Twenty-One Minutes

What a slow mile, two kids, and a pair of new shoes taught me about starting over


On September 18, I laced up my new shoes and went back to the track for the first time in over a decade.


I had forgotten how to run. Forgotten how to start, what to expect, what distances and times might be possible. The first time I began running was in 2012, and it feels like a lifetime ago. I don’t remember the training plans or the splits, but I remember the feelings. The first mile I ran straight through without stopping. The first time I broke ten minutes on a mile. The amazement of every milestone. I remember how invincible it made me feel.
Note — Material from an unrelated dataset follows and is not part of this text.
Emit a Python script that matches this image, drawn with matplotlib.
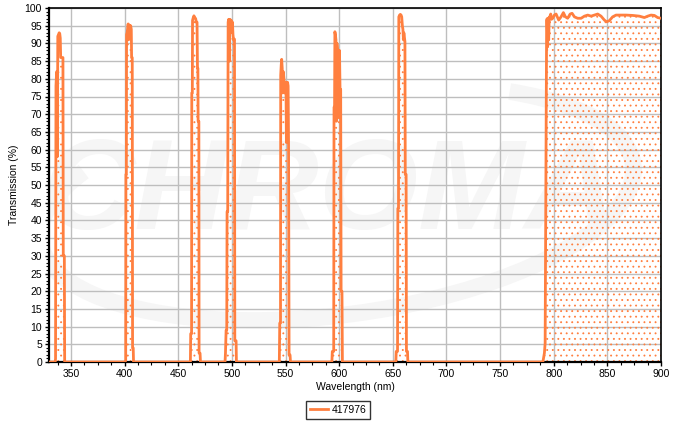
import numpy as np
import matplotlib
matplotlib.use("Agg")
import matplotlib.pyplot as plt
from matplotlib.ticker import MultipleLocator
from matplotlib.patches import Arc

plt.rcParams['font.family'] = ['Liberation Sans', 'DejaVu Sans']
plt.rcParams['hatch.linewidth'] = 0.6

# ---- data ----
series_name = "417976"

wl_p1 = [335.3, 335.6, 336.0, 336.6, 337.1, 337.3, 337.7, 338.4, 339.0, 339.5, 340.0, 340.4, 342.5, 342.8, 343.8, 344.1]
tr_p1 = [0.0, 1.0, 78, 82, 82, 58, 92, 92.5, 93, 92.8, 91.5, 86, 86, 30, 30, 0]

wl_p2 = [400.5, 401.0, 401.2, 401.6, 401.8, 402.3, 402.8, 403.3, 403.7, 404.0, 404.5, 404.9, 405.3, 405.6, 406.2, 406.5, 407.1, 407.4, 408.0, 408.3]
tr_p2 = [0.0, 0.5, 53, 53, 92.5, 93, 94, 95.5, 91, 95.2, 94.5, 95, 94, 95, 94, 86, 86, 4, 4, 0]

wl_p3 = [461.3, 461.6, 462.4, 462.6, 463.1, 463.3, 463.9, 464.6, 465.4, 466.2, 466.8, 467.5, 467.9, 468.3, 468.5, 469.2, 469.4, 470.3, 470.7]
tr_p3 = [0.0, 8, 8, 76, 76, 96.5, 97.2, 97.8, 97.3, 97, 96, 96, 83, 83, 68, 68, 2.5, 2.5, 0]

wl_p4 = [493.6, 494.0, 494.6, 495.2, 495.5, 496.1, 496.5, 497.0, 497.4, 497.9, 498.3, 499.0, 499.6, 500.2, 500.5, 501.0, 501.5, 502.4, 502.7, 503.9, 504.2]
tr_p4 = [0.0, 2.5, 9, 9, 42.5, 42.5, 96, 96.8, 85, 96, 96.8, 96, 96.4, 93, 96, 92.5, 91, 91.2, 6, 6, 0]

wl_p5 = [544.2, 544.6, 545.3, 545.5, 546.0, 546.4, 546.9, 547.4, 547.9, 548.5, 549.2, 549.8, 550.4, 550.8, 551.3, 551.9, 552.4, 552.8, 553.3, 554.2, 554.6]
tr_p5 = [0.0, 11, 11, 81, 84, 85.5, 83, 76, 82, 80, 76, 79, 79, 62, 75, 79, 78, 62, 2, 2, 0]

wl_p6 = [593.2, 593.6, 594.9, 595.2, 595.7, 596.0, 596.5, 597.0, 597.4, 597.9, 598.4, 598.9, 599.4, 599.8, 600.3, 600.8, 601.4, 601.8, 602.6, 603.0]
tr_p6 = [0.0, 3, 3, 72, 72, 93.3, 92.4, 91, 68, 90, 88, 85, 88, 69, 88, 77, 77, 20, 20, 0]

wl_p7 = [652.8, 653.2, 654.4, 654.7, 655.3, 655.6, 656.3, 657.0, 657.7, 658.3, 658.9, 659.4, 659.9, 660.3, 661.3, 661.6, 662.4, 662.7, 663.7, 664.0]
tr_p7 = [0.0, 3, 3, 43.4, 43.4, 97.5, 98, 98.2, 98, 97.5, 95, 94, 91, 93, 90.5, 53, 53, 3, 3, 0]

wl_nir = [789.9, 790.5, 791.3, 792.0, 792.7, 793.4, 793.9, 794.3, 794.8, 795.3, 795.8, 796.4, 797.2, 797.9,
          799.1, 800.6, 802.2, 804.6, 806.8, 809.0, 810.9, 813.0, 815.3, 817.1, 819.3, 822.3, 825.5,
          828.6, 831.7, 834.8, 837.9, 841.0, 844.1, 847.2, 849.3, 851.8, 854.9, 858.1, 861.2, 867.4,
          873.6, 879.8, 884.5, 887.6, 890.7, 893.8, 896.9, 900.0]
tr_nir = [0.0, 1.0, 2.5, 5.3, 48, 96.5, 97, 89, 97, 91, 97.5, 97, 98.3, 96.8,
          97.1, 98.0, 98.3, 96.6, 97.5, 98.7, 97.5, 97.1, 98.3, 98.5, 97.5, 97.1, 97.1,
          97.7, 98.0, 97.7, 98.0, 98.3, 97.7, 96.6, 96.1, 96.4, 97.5, 98.0, 98.0, 98.0,
          97.9, 97.7, 97.3, 97.7, 98.0, 97.9, 97.3, 97.1]

x_ticks = list(range(350, 901, 50))
y_ticks = list(range(0, 101, 5))

wl = np.concatenate([[329.5], wl_p1, wl_p2, wl_p3, wl_p4, wl_p5, wl_p6, wl_p7, wl_nir])
tr = np.concatenate([[0.0], tr_p1, tr_p2, tr_p3, tr_p4, tr_p5, tr_p6, tr_p7, tr_nir])

orange = '#FF7F3F'

fig = plt.figure(figsize=(6.76, 4.22), dpi=100)
ax = fig.add_axes([49/676, 1-362/422, (661-49)/676, (362-8)/422])

# faint watermark
ax.text(0.46, 0.47, "CHROMA", transform=ax.transAxes, fontsize=92, fontweight='bold',
        style='italic', color='#F6F6F6', ha='center', va='center', zorder=0)
arc = Arc((0.47, 0.45), 1.0, 0.62, angle=18, theta1=150, theta2=390,
          transform=ax.transAxes, color='#F6F6F6', lw=12, zorder=0)
ax.add_patch(arc)

ax.fill_between(wl, tr, 0, facecolor='none', edgecolor=orange, hatch='...', linewidth=0, zorder=2)
ax.plot(wl, tr, color=orange, lw=2.0, label=series_name, zorder=3)

ax.set_xlim(329.5, 900)
ax.set_ylim(0, 100)
ax.set_xticks(x_ticks)
ax.set_yticks(y_ticks)
ax.xaxis.set_minor_locator(MultipleLocator(12.5))
ax.yaxis.set_minor_locator(MultipleLocator(1))
ax.grid(True, which='major', color='#BEBEBE', lw=1.0, zorder=1)
ax.set_axisbelow(True)
ax.tick_params(axis='both', which='major', labelsize=7.5, length=3, width=1, pad=2, colors='black')
ax.tick_params(axis='both', which='minor', length=2, width=0.8)
for s in ['left', 'bottom']:
    ax.spines[s].set_linewidth(1.6)
for s in ['top', 'right']:
    ax.spines[s].set_linewidth(1.2)

ax.set_xlabel("Wavelength (nm)", fontsize=7.5, labelpad=2)
ax.set_ylabel("Transmission (%)", fontsize=7.5, labelpad=4)

leg = ax.legend(loc='center', bbox_to_anchor=(338/676, 1-410/422), bbox_transform=fig.transFigure,
                fontsize=7.5, frameon=True, fancybox=False, handlelength=1.8, borderpad=0.4,
                handletextpad=0.3)
leg.get_frame().set_edgecolor('black')
leg.get_frame().set_linewidth(1.0)

fig.savefig("out.png", dpi=100)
So I decided to try again. I started to prepare. New shoes. Special workout gear. MapMyRun, a long-ago deleted app, re-downloaded to my phone. A playlist waiting to start in my ears. It felt like it should be this big to-do, with the way I prepared and the buildup in my head, but in the end it came down to one small decision: today is the day. Ready or not, I was going.


The kids and I headed to the track.


We did one mile. A 21:11 mile. I jogged in short spurts and walked the rest. My first jogging steps felt foreign, as though my legs had turned to wood. Stiff, awkward, almost unrecognizable. I got sweaty. I got blisters. But I did it.


At one point I thought: maybe I can’t do this. But then I reminded myself: you already did it once. You can do it again.


The first time around, I was childless and in my twenties. Now I’m in my thirties, with two kids who run alongside me. My body has since carried and birthed them. It has stretched, shifted, survived. It isn’t the same body that once ran a half marathon. But maybe that doesn’t matter. Because running has always been more mental than physical.


Holden encouraged me the whole way, while Caleb sped ahead. That’s how it usually goes — Caleb out front, while Holden and I trudge through together. We stop to catch our breath. We slow to rest our legs. We push forward, even when it feels easier to quit. Every Thanksgiving, we participate in the Turkey Trot — it’s tradition — and after this run, the boys were already buzzing with excitement about this year’s race. Their energy carried me when my legs couldn’t.


When we finished, we all felt lighter. Stronger. Energized. Just a week earlier, Caleb had told me he didn’t want to do the Turkey Trot this year — a decision that broke my heart a little. But after our mile at the track, he was back in. All in. 


And so was I.


Even though my legs hurt. Even though it’s hard. Even though it would be easier to stay home, to let myself quit. I’m in again. 


For them. 

For myself. 

For the girl I used to be, and for the woman I’m still becoming. 


I am reclaiming a part of myself I thought I had forgotten many years ago.


I don’t know how I’ll keep myself motivated. I don’t know what pace I’ll ever reach again. But I know this: I showed up, even when it was hard. I did it once, and I can do it again. Because sometimes starting over — that very first mile — is the bravest mile of all.